Another joint venture with an automaker is in the works, with plans for an electric vehicle battery plant in Ohio.
South Korea’s energy manufacturers, citing industrial policy passed in Washington last year, are putting a lot of money into facilities in the United States.
First consider this week’s announcement that LG Energy Solution, a battery manufacturer, just detailed its plans with Honda to build a lithium-ion battery factory in Ohio, the output of which will go into the electric vehicles (EVs) the automaker will sell in the North American market. A major component of the Inflation Reduction Act requires that many key inputs in EVs, like their batteries, must be made in America. The two companies have been planning this for a while, but this week’s announcement makes it official: The plant will be in Jeffersonville, about 50 miles from Honda’s existing automotive plant outside Marysville. It doesn’t yet have an EV factory in the states. But the key word there is “yet.” The joint venture, the companies predict, will create about 2,000 jobs.

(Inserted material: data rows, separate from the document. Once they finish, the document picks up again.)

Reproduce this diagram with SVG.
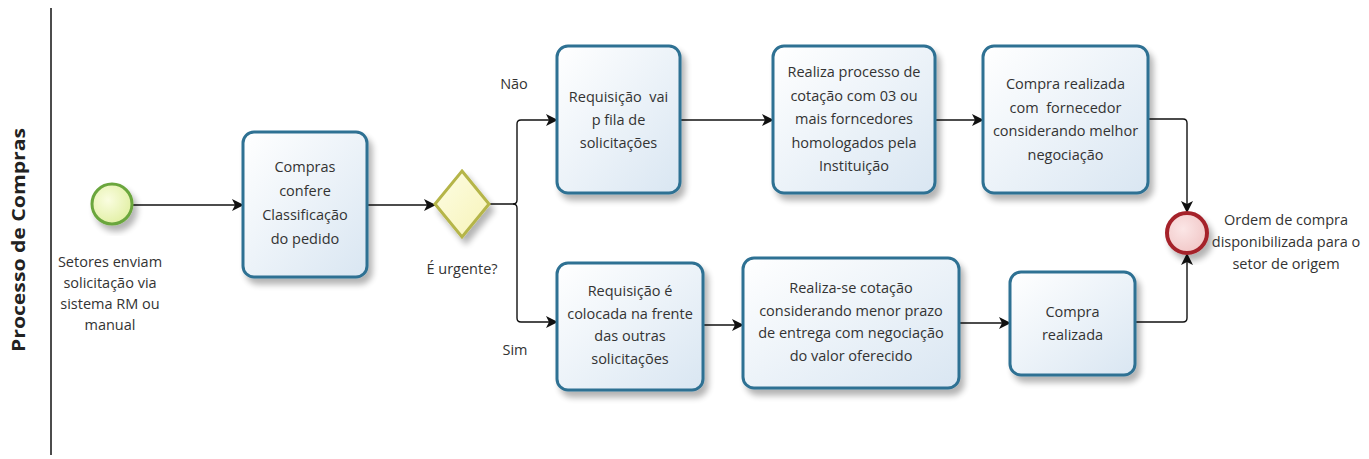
<svg xmlns="http://www.w3.org/2000/svg" width="1369" height="459" viewBox="0 0 1369 459">
<style>
.t{font-family:"Open Sans","Liberation Sans",sans-serif;font-size:14.5px;fill:#333;text-anchor:middle}
.task{fill:url(#gTask);stroke:#2f7193;stroke-width:3}
.conn{fill:none;stroke:#111;stroke-width:1.4}
</style>
<defs>
<linearGradient id="gTask" x1="0" y1="0" x2="1" y2="1">
<stop offset="0" stop-color="#ffffff"/>
<stop offset="1" stop-color="#d9e6f2"/>
</linearGradient>
<radialGradient id="gStart" cx="0.4" cy="0.4" r="0.7">
<stop offset="0" stop-color="#fafde0"/>
<stop offset="1" stop-color="#dfee9e"/>
</radialGradient>
<radialGradient id="gEnd" cx="0.4" cy="0.4" r="0.7">
<stop offset="0" stop-color="#fbe6e6"/>
<stop offset="1" stop-color="#f0c4c4"/>
</radialGradient>
<linearGradient id="gGate" x1="0" y1="0" x2="1" y2="1">
<stop offset="0" stop-color="#fdfde4"/>
<stop offset="1" stop-color="#f7f3b8"/>
</linearGradient>
<filter id="sh" x="-20%" y="-20%" width="150%" height="150%">
<feGaussianBlur in="SourceAlpha" stdDeviation="3"/>
<feOffset dx="4" dy="6" result="o"/>
<feComponentTransfer><feFuncA type="linear" slope="0.3"/></feComponentTransfer>
<feMerge><feMergeNode/><feMergeNode in="SourceGraphic"/></feMerge>
</filter>
<marker id="arr" viewBox="0 0 12 12" refX="11" refY="6" markerWidth="12" markerHeight="12" markerUnits="userSpaceOnUse" orient="auto">
<path d="M0,0 L12,6 L0,12 L3,6 z" fill="#111"/>
</marker>
</defs>

<g id="lane">
<line x1="51" y1="8" x2="51" y2="455" stroke="#111" stroke-width="1.5"/>
<text transform="translate(25,240) rotate(-90)" text-anchor="middle" font-family="'Open Sans','Liberation Sans',sans-serif" font-weight="bold" font-size="17" fill="#222" textLength="224" lengthAdjust="spacingAndGlyphs">Processo de Compras</text>
</g>

<g id="connectors">
<path class="conn" d="M132,205 H243" marker-end="url(#arr)"/>
<path class="conn" d="M367,205 H435" marker-end="url(#arr)"/>
<path class="conn" d="M489,204 H513 Q517,204 517,200 V124 Q517,120 521,120 H557" marker-end="url(#arr)"/>
<path class="conn" d="M513,204 Q517,204 517,208 V318 Q517,322 521,322 H557" marker-end="url(#arr)"/>
<path class="conn" d="M680,120 H773" marker-end="url(#arr)"/>
<path class="conn" d="M935,120 H983" marker-end="url(#arr)"/>
<path class="conn" d="M1148,119 H1183 Q1187,119 1187,123 V212" marker-end="url(#arr)"/>
<path class="conn" d="M703,325 H743" marker-end="url(#arr)"/>
<path class="conn" d="M959,323 H1010" marker-end="url(#arr)"/>
<path class="conn" d="M1135,322 H1183 Q1187,322 1187,318 V254" marker-end="url(#arr)"/>
</g>

<g id="start">
<circle cx="112" cy="204" r="20" fill="url(#gStart)" stroke="#6aa63c" stroke-width="3" filter="url(#sh)"/>
<text class="t"><tspan x="110" y="267">Setores enviam</tspan><tspan x="110" y="288">solicitação via</tspan><tspan x="110" y="309">sistema RM ou</tspan><tspan x="110" y="330">manual</tspan></text>
</g>

<g id="task1">
<rect class="task" x="243" y="132" width="124" height="145" rx="11" filter="url(#sh)"/>
<text class="t"><tspan x="305" y="172">Compras</tspan><tspan x="305" y="196">confere</tspan><tspan x="305" y="220">Classificação</tspan><tspan x="305" y="244">do pedido</tspan></text>
</g>

<g id="gateway">
<polygon points="462,171 489,204 462,237 435,204" fill="url(#gGate)" stroke="#b5b548" stroke-width="3" filter="url(#sh)"/>
<text class="t" x="462" y="274">É urgente?</text>
<text class="t" x="514" y="89">Não</text>
<text class="t" x="515" y="355">Sim</text>
</g>

<g id="task2">
<rect class="task" x="557" y="46" width="123" height="147" rx="11" filter="url(#sh)"/>
<text class="t"><tspan x="618.5" y="102" xml:space="preserve">Requisição  vai</tspan><tspan x="618.5" y="125">p fila de</tspan><tspan x="618.5" y="148">solicitações</tspan></text>
</g>

<g id="task3">
<rect class="task" x="773" y="46" width="162" height="147" rx="11" filter="url(#sh)"/>
<text class="t"><tspan x="854" y="77">Realiza processo de</tspan><tspan x="854" y="100.5">cotação com 03 ou</tspan><tspan x="854" y="124">mais forncedores</tspan><tspan x="854" y="147.5">homologados pela</tspan><tspan x="854" y="171">Instituição</tspan></text>
</g>

<g id="task4">
<rect class="task" x="983" y="46" width="165" height="147" rx="11" filter="url(#sh)"/>
<text class="t"><tspan x="1065.5" y="89">Compra realizada</tspan><tspan x="1065.5" y="112.5" xml:space="preserve">com  fornecedor</tspan><tspan x="1065.5" y="136">considerando melhor</tspan><tspan x="1065.5" y="159.5">negociação</tspan></text>
</g>

<g id="end">
<circle cx="1187" cy="233" r="20" fill="url(#gEnd)" stroke="#a5232b" stroke-width="4" filter="url(#sh)"/>
<text class="t"><tspan x="1286" y="225">Ordem de compra</tspan><tspan x="1286" y="247">disponibilizada para o</tspan><tspan x="1286" y="269">setor de origem</tspan></text>
</g>

<g id="task5">
<rect class="task" x="557" y="263" width="146" height="127" rx="11" filter="url(#sh)"/>
<text class="t"><tspan x="630" y="296">Requisição é</tspan><tspan x="630" y="318.5">colocada na frente</tspan><tspan x="630" y="341">das outras</tspan><tspan x="630" y="363.5">solicitações</tspan></text>
</g>

<g id="task6">
<rect class="task" x="743" y="258" width="216" height="130" rx="11" filter="url(#sh)"/>
<text class="t"><tspan x="851" y="293">Realiza-se cotação</tspan><tspan x="851" y="315.5">considerando menor prazo</tspan><tspan x="851" y="338">de entrega com negociação</tspan><tspan x="851" y="360.5">do valor oferecido</tspan></text>
</g>

<g id="task7">
<rect class="task" x="1010" y="272" width="125" height="103" rx="11" filter="url(#sh)"/>
<text class="t"><tspan x="1072.5" y="317">Compra</tspan><tspan x="1072.5" y="340">realizada</tspan></text>
</g>
</svg>
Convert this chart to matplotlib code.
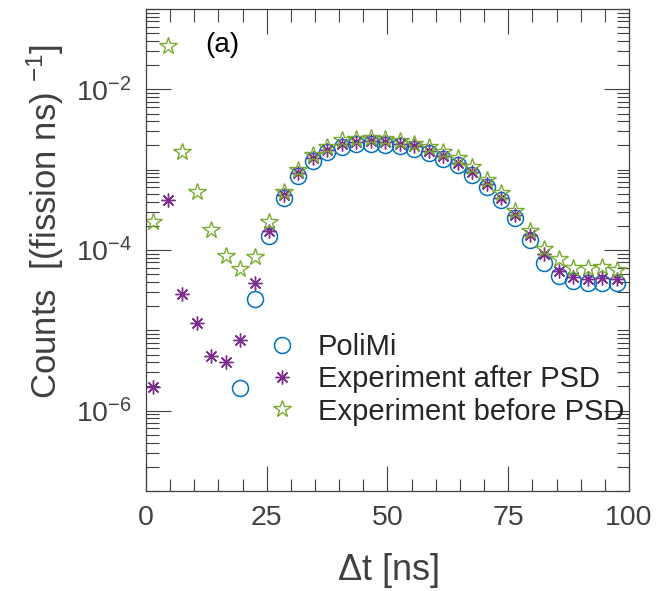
import matplotlib.pyplot as plt
import numpy as np
from matplotlib.ticker import FixedLocator, LogLocator, MultipleLocator, NullFormatter, LogFormatterMathtext

plt.rcParams['font.family'] = ['Liberation Sans', 'DejaVu Sans']
plt.rcParams['mathtext.fontset'] = 'custom'
plt.rcParams['mathtext.rm'] = 'Liberation Sans'
plt.rcParams['mathtext.it'] = 'Liberation Sans:italic'

# time bin centres [ns]
dt = np.arange(1.5, 99, 3.0)

# PoliMi simulation (no counts in first bins)
polimi = [np.nan, np.nan, np.nan, np.nan, np.nan, np.nan, 1.9e-6, 2.46e-5,
          1.48e-4, 4.4e-4, 8.4e-4, 1.28e-3, 1.66e-3, 1.92e-3, 2.07e-3, 2.07e-3,
          2.0e-3, 1.95e-3, 1.82e-3, 1.6e-3, 1.37e-3, 1.13e-3, 8.7e-4, 6.1e-4,
          4.2e-4, 2.5e-4, 1.33e-4, 6.8e-5, 4.7e-5, 4.1e-5, 3.9e-5, 3.9e-5, 3.9e-5]
# experiment after pulse shape discrimination
after_psd = [1.97e-6, 4.2e-4, 2.8e-5, 1.25e-5, 4.8e-6, 4.0e-6, 7.5e-6, 3.9e-5,
             1.7e-4, 4.8e-4, 9.1e-4, 1.38e-3, 1.75e-3, 2.11e-3, 2.22e-3, 2.29e-3,
             2.18e-3, 2.11e-3, 1.96e-3, 1.71e-3, 1.47e-3, 1.21e-3, 9.4e-4, 6.6e-4,
             4.5e-4, 2.7e-4, 1.55e-4, 8.9e-5, 5.4e-5, 4.6e-5, 4.3e-5, 4.5e-5, 4.3e-5]
# experiment before pulse shape discrimination
before_psd = [2.2e-4, 3.5e-2, 1.67e-3, 5.2e-4, 1.78e-4, 8.5e-5, 5.8e-5, 8.1e-5,
              2.2e-4, 5.3e-4, 9.9e-4, 1.51e-3, 1.92e-3, 2.32e-3, 2.44e-3, 2.51e-3,
              2.39e-3, 2.28e-3, 2.11e-3, 1.89e-3, 1.66e-3, 1.38e-3, 1.08e-3, 7.4e-4,
              5.1e-4, 3.1e-4, 1.7e-4, 1.02e-4, 7.7e-5, 5.9e-5, 5.9e-5, 6.1e-5, 5.6e-5]

labels = ['PoliMi', 'Experiment after PSD', 'Experiment before PSD']
yticks = [1e-6, 1e-4, 1e-2]

txt = '#404040'

fig = plt.figure(figsize=(6.59, 5.91), dpi=100)
ax = fig.add_axes([0.2215, 0.1692, 0.733, 0.8156])

ax.plot(dt, polimi, 'o', ms=11.5, mfc='none', mec='#0072BD', mew=1.1, label=labels[0])
ax.plot(dt, after_psd, ls='none', marker=(8, 2, 0), ms=10, mec='#7E2F8E', mew=1.0,
        label=labels[1])
ax.plot(dt, before_psd, '*', ms=13, mfc='none', mec='#77AC30', mew=1.0, label=labels[2])

ax.set_yscale('log')
ax.set_xlim(0, 100)
ax.set_ylim(1e-7, 1e-1)

ax.xaxis.set_major_locator(MultipleLocator(25))
ax.xaxis.set_minor_locator(MultipleLocator(5))
ax.yaxis.set_major_locator(FixedLocator(yticks))
ax.yaxis.set_major_formatter(LogFormatterMathtext(base=10))
ax.yaxis.set_minor_locator(LogLocator(base=10, subs=np.arange(1, 10), numticks=20))
ax.yaxis.set_minor_formatter(NullFormatter())

ax.tick_params(which='both', direction='in', top=True, right=True, colors=txt,
               labelsize=20.5, width=0.8)
ax.tick_params(which='major', length=18, pad=10)
ax.tick_params(which='minor', length=9)
for s in ax.spines.values():
    s.set_color(txt)
    s.set_linewidth(0.9)

ax.set_xlabel(r'$\Delta$t [ns]', fontsize=26, color=txt, va='top')
ax.xaxis.set_label_coords(0.5, -0.124)
ax.set_ylabel(r'Counts  [(fission ns) $^{-1}$]', fontsize=25, color=txt)
ax.yaxis.set_label_coords(-0.166, 0.56)

ax.text(0.122, 0.925, '(a)', transform=ax.transAxes, fontsize=20, color='black',
        va='center', ha='left')

leg = ax.legend(loc='upper left', bbox_to_anchor=(0.2536, 0.328), frameon=False,
                fontsize=21, handlelength=0.95, handletextpad=0.75, labelspacing=0.15,
                borderpad=0, borderaxespad=0)
for t in leg.get_texts():
    t.set_color('#262626')

fig.savefig('out.png', dpi=100)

This follows on news that LG and GM have secured a hefty federal loan to open a series of battery plants in Ohio, Tennessee and Michigan, with a fourth considered in Indiana. The batteries produced at these plants will show up in your future Chevy. This venture is reportedly expected to create 6,000 construction jobs and then another 5,100 production jobs, once the plants are completed.
And it’s concurrent with news that LG has signed a deal with another South Korean company, Hanwha, to build out more production and energy storage systems in the U.S., in response to the burgeoning clean energy market here that is being spurred by the IRA and the money it makes available. Hanwha is the parent company of QCells, the solar panel manufacturer with a presence in Georgia that just announced a major expansion there. That one’s gonna create 2,500 jobs.

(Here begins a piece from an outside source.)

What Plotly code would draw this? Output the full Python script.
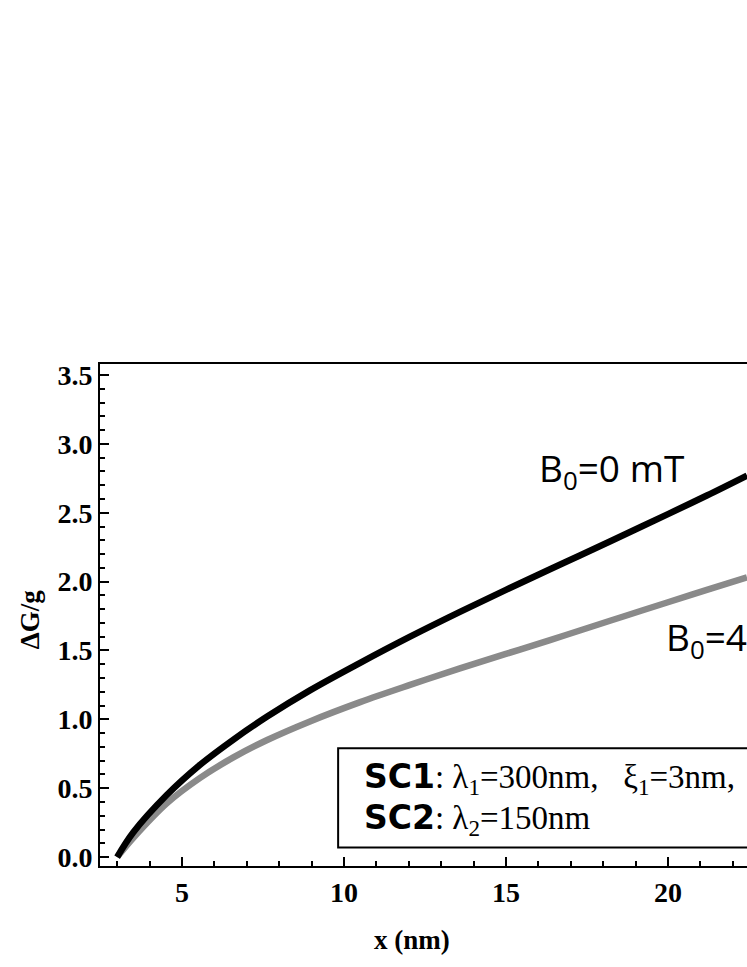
import plotly.graph_objects as go

# values
x_nm = [3.0, 3.5, 4.53, 5.56, 6.6, 7.63, 8.95, 10.5, 12.04, 13.58, 15.0, 16.36, 17.28, 18.6, 20.0, 21.2, 22.44]
dg_b0_0 = [0.0, 0.18, 0.45, 0.67, 0.855, 1.02, 1.21, 1.41, 1.60, 1.78, 1.94, 2.09, 2.19, 2.335, 2.49, 2.625, 2.77]
dg_b0_40 = [0.0, 0.14, 0.39, 0.575, 0.725, 0.85, 0.985, 1.125, 1.25, 1.37, 1.475, 1.575, 1.645, 1.745, 1.85, 1.94, 2.03]

x_ticks = [5, 10, 15, 20]
y_ticks = [0.0, 0.5, 1.0, 1.5, 2.0, 2.5, 3.0, 3.5]

SERIF = "Liberation Serif, Times New Roman, serif"
SANS = "Open Sans, Liberation Sans, sans-serif"

fig = go.Figure()
fig.add_trace(go.Scatter(x=x_nm, y=dg_b0_40, mode="lines",
                         line=dict(color="#8a8a8a", width=6.5, shape="spline", smoothing=1.0), showlegend=False))
fig.add_trace(go.Scatter(x=x_nm, y=dg_b0_0, mode="lines",
                         line=dict(color="#000000", width=6.5, shape="spline", smoothing=1.0), showlegend=False))

_axis = dict(showline=True, linecolor="black", linewidth=2, showgrid=False, zeroline=False,
             ticks="inside", tickcolor="black", tickwidth=2, ticklen=9,
             tickfont=dict(family=SERIF, size=28, color="black", weight="bold"))

fig.update_xaxes(**_axis, range=[2.47, 22.44], tickvals=x_ticks, mirror=True,
                 minor=dict(ticks="inside", dtick=1, tick0=0, ticklen=5, tickwidth=2, tickcolor="black"))
fig.update_yaxes(**_axis, range=[-0.065, 3.58], tickvals=y_ticks, tickformat=".1f",
                 minor=dict(ticks="inside", dtick=0.1, tick0=0, ticklen=5, tickwidth=2, tickcolor="black"))

# parameter box
fig.add_shape(type="rect", xref="x", yref="y", x0=9.82, x1=30, y0=0.07, y1=0.79,
              line=dict(color="black", width=2), fillcolor="white", layer="above")

sc = "<span style='font-family:DejaVu Sans'><b>%s</b></span>"
fig.add_annotation(xref="x", yref="y", x=10.56, y=0.57, xanchor="left", yanchor="middle", showarrow=False,
                   text=sc % "SC1" + ": λ<sub>1</sub>=300nm,   ξ<sub>1</sub>=3nm,",
                   font=dict(family=SERIF, size=33, color="black"))
fig.add_annotation(xref="x", yref="y", x=10.56, y=0.27, xanchor="left", yanchor="middle", showarrow=False,
                   text=sc % "SC2" + ": λ<sub>2</sub>=150nm",
                   font=dict(family=SERIF, size=33, color="black"))

# curve labels
fig.add_annotation(xref="x", yref="y", x=15.95, y=2.81, xanchor="left", yanchor="middle", showarrow=False,
                   text="B<sub>0</sub>=0 mT", font=dict(family=SANS, size=37, color="black"))
fig.add_annotation(xref="x", yref="y", x=19.88, y=1.58, xanchor="left", yanchor="middle", showarrow=False,
                   text="B<sub>0</sub>=40 mT", font=dict(family=SANS, size=37, color="black"))

# axis titles
fig.add_annotation(xref="paper", yref="paper", x=-0.108, y=0.49, xanchor="center", yanchor="middle",
                   textangle=-90, showarrow=False,
                   text="<b>ΔG/g</b>", font=dict(family=SERIF, size=27, color="black"))
fig.add_annotation(xref="paper", yref="paper", x=0.482, y=-0.147, xanchor="center", yanchor="middle",
                   showarrow=False,
                   text="<b>x (nm)</b>", font=dict(family=SERIF, size=27, color="black"))

fig.update_layout(width=747, height=967, plot_bgcolor="white", paper_bgcolor="white",
                  margin=dict(l=100, r=0, t=364, b=101), showlegend=False,
                  font=dict(family=SERIF, color="black"))

fig.write_html("out.html", config={"displayModeBar": False},
               post_script="document.body.style.margin='0';")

According to a market analyst quoted by Dutch news outlet Batteries News, South Korean companies are on the verge of greatly expanding their share of the EV battery market in the United States, of which it already controls about a quarter. LV also has a battery plant coming online up in Ontario, which is a joint venture with the company that owns the Dodge brand, Stellantis. From the article:
The construction of a total of 11 joint battery factories worth billions of dollars was announced by battery makers and automakers in the North American region over the past three years, and of those, Korean battery companies are involved with nine.
This adds up to a lot of money being spent in the States, and a lot of jobs being created, and it definitely won’t be the end of them. The spending the IRA is generating is gonna end up in a lot of different places across the country.